Action dictionary. Must be provided in CPU mode; ignored in GPU mode.

Returns

result
tuple | None
(obs, rew, done, info) in CPU mode; None in GPU mode.

obs_at_reset()

wrapper.obs_at_reset()
Calls env.reset() on the CPU and applies _reformat_obs(). Used internally during construction to build the observation space and during the first GPU reset to populate device data.

Returns

obs
dict
Initial observation dictionary after reformatting.

GPU mode

GPU-accelerated simulation requires the rl-warp-drive package and a CUDA-capable GPU.
pip install rl-warp-drive
The wrapper detects available GPUs at import time using GPUtil.
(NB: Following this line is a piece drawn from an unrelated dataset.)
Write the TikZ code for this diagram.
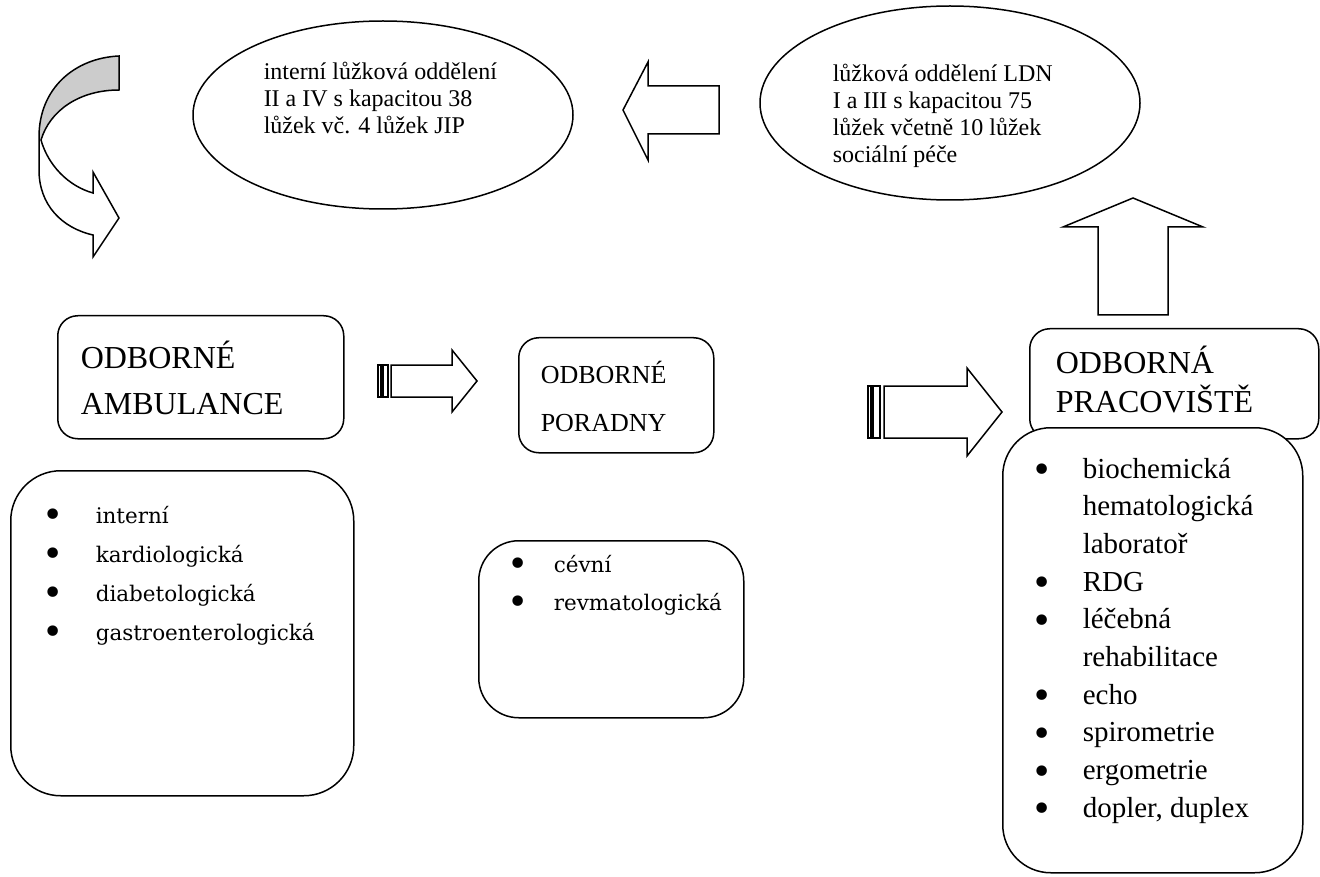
\documentclass[tikz,border=0pt]{standalone}
\usepackage{fontspec}
\setmainfont{Liberation Serif}
\newfontfamily\listfont{DejaVu Serif}
\newfontfamily\bltfont{DejaVu Sans}
\usetikzlibrary{shapes.geometric, positioning, calc}

% bullet centred #1 to the left of the item text
\newcommand{\blt}[1]{\llap{\makebox[0pt]{\raisebox{-4.5pt}{\bltfont\fontsize{36}{36}\selectfont\symbol{"2022}}}\hspace{#1}}}

\begin{document}
\begin{tikzpicture}[
    x=1pt, y=-1pt,
    line width=1.5pt,
    hdrbox/.style={rectangle, rounded corners=20pt, draw=black, fill=white, anchor=north west, inner sep=0pt},
    listbox/.style={rectangle, rounded corners=#1, draw=black, fill=white, anchor=north west, inner sep=0pt},
    ward/.style={ellipse, draw=black, fill=white, inner sep=0pt},
    txt/.style={anchor=base west, inner sep=0pt},
    blockarrow/.style={draw=black, fill=white, line join=miter}
]
\useasboundingbox (0,0) rectangle (1320,877);

% Wards
\node[ward, minimum width=380, minimum height=188] (internal) at (383,115) {};
\node[txt, font={\fontsize{24}{27}\selectfont}] (internaltxt) at (263,80) {\begin{tabular}[t]{@{}l@{}}
    interní lůžková oddělení\\ II a IV s kapacitou 38\\ lůžek vč. 4 lůžek JIP\end{tabular}};
\node[ward, minimum width=380, minimum height=194] (ldn) at (950,103) {};
\node[txt, font={\fontsize{24}{27}\selectfont}] (ldntxt) at (832,82) {\begin{tabular}[t]{@{}l@{}}
    lůžková oddělení LDN\\ I a III s kapacitou 75\\ lůžek včetně 10 lůžek\\ sociální péče\end{tabular}};

% Headers
\node[hdrbox, minimum width=286, minimum height=123] (amb) at (57,315) {};
\node[txt, font={\fontsize{32}{47}\selectfont}] (ambtxt) at (80,368) {\begin{tabular}[t]{@{}l@{}}
    ODBORNÉ\\ AMBULANCE\end{tabular}};
\node[hdrbox, minimum width=195, minimum height=115] (por) at (518,337) {};
\node[txt, font={\fontsize{26}{48}\selectfont}] (portxt) at (540,383) {\begin{tabular}[t]{@{}l@{}}
    ODBORNÉ\\ PORADNY\end{tabular}};
\node[hdrbox, minimum width=289, minimum height=110] (prac) at (1029,328) {};
\node[txt, font={\fontsize{32}{39}\selectfont}] (practxt) at (1055,373) {\begin{tabular}[t]{@{}l@{}}
    ODBORNÁ\\ PRACOVIŠTĚ\end{tabular}};

% Lists
\node[listbox=50pt, minimum width=343, minimum height=325] (amblist) at (10,470) {};
\node[txt, font={\listfont\fontsize{21.5}{39}\selectfont}] (amblisttxt) at (95,523) {\begin{tabular}[t]{@{}l@{}}
    \blt{43pt}interní\\ \blt{43pt}kardiologická\\ \blt{43pt}diabetologická\\ \blt{43pt}gastroenterologická\end{tabular}};
\node[listbox=40pt, minimum width=265, minimum height=177] (porlist) at (478,540) {};
\node[txt, font={\listfont\fontsize{21.5}{38}\selectfont}] (porlisttxt) at (553,572) {\begin{tabular}[t]{@{}l@{}}
    \blt{36pt}cévní\\ \blt{36pt}revmatologická\end{tabular}};
\node[listbox=48pt, minimum width=300, minimum height=445] (praclist) at (1002,427) {};
\node[txt, font={\fontsize{29}{37.7}\selectfont}] (praclisttxt) at (1082,478) {\begin{tabular}[t]{@{}l@{}}
    \blt{41pt}biochemická\\ hematologická\\ laboratoř\\ \blt{41pt}RDG\\ \blt{41pt}léčebná\\ rehabilitace\\
    \blt{41pt}echo\\ \blt{41pt}spirometrie\\ \blt{41pt}ergometrie\\ \blt{41pt}dopler, duplex\end{tabular}};

% Arrows
\fill[gray!40] (119,56) .. controls (75,58) and (39,88) .. (39,137) -- (41,140)
    .. controls (50,110) and (80,90) .. (119,90) -- cycle;
\draw[line join=miter] (119,90) .. controls (80,90) and (50,110) .. (41,140)
    .. controls (48,165) and (68,186) .. (93,193) -- (93,172) -- (119,218) -- (93,257) -- (93,235)
    .. controls (62,228) and (39,205) .. (39,170) -- (39,137) .. controls (39,88) and (75,58) .. (119,56) -- cycle;
\draw[blockarrow] (623,110) -- (648,62) -- (648,86) -- (719,86) -- (719,134) -- (648,134) -- (648,160) -- cycle;
\draw[blockarrow] (1133,198) -- (1203,227) -- (1168,227) -- (1168,315) -- (1098,315) -- (1098,227) -- (1063,227) -- cycle;
\draw[blockarrow] (378,365) rectangle (381,397);
\draw[blockarrow] (383,365) rectangle (388,397);
\draw[blockarrow] (391,365) -- (452,365) -- (452,350) -- (477,381) -- (452,412) -- (452,397) -- (391,397) -- cycle;
\draw[blockarrow] (868,386) rectangle (871,438);
\draw[blockarrow] (873,386) rectangle (880,438);
\draw[blockarrow] (884,386) -- (967,386) -- (967,368) -- (1002,412) -- (967,456) -- (967,438) -- (884,438) -- cycle;

\end{tikzpicture}
\end{document}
If no GPUs are found, all simulation falls back to CPU automatically.
wrapper = FoundationEnvWrapper(env_obj=env_obj, use_cuda=False)
obs = wrapper.reset()
obs, rew, done, info = wrapper.step(actions)
In GPU mode, step() returns None. Observations and rewards are written directly to device memory and must be read via the CUDADataManager — they are not returned as Python dicts.

Internal helper methods

_reformat_obs()

wrapper._reformat_obs(obs: dict) -> dict
If the environment uses collated observations (key "a" present), expands each agent’s slice into a separate str(agent_id) key and removes the "a" key. Returns the reformatted dictionary unchanged otherwise.

_reformat_rew()

wrapper._reformat_rew(rew: dict) -> dict
If the environment uses collated rewards (key "a" present), expands each agent’s scalar into a separate str(agent_id) key and removes the "a" key. Returns the dictionary unchanged otherwise.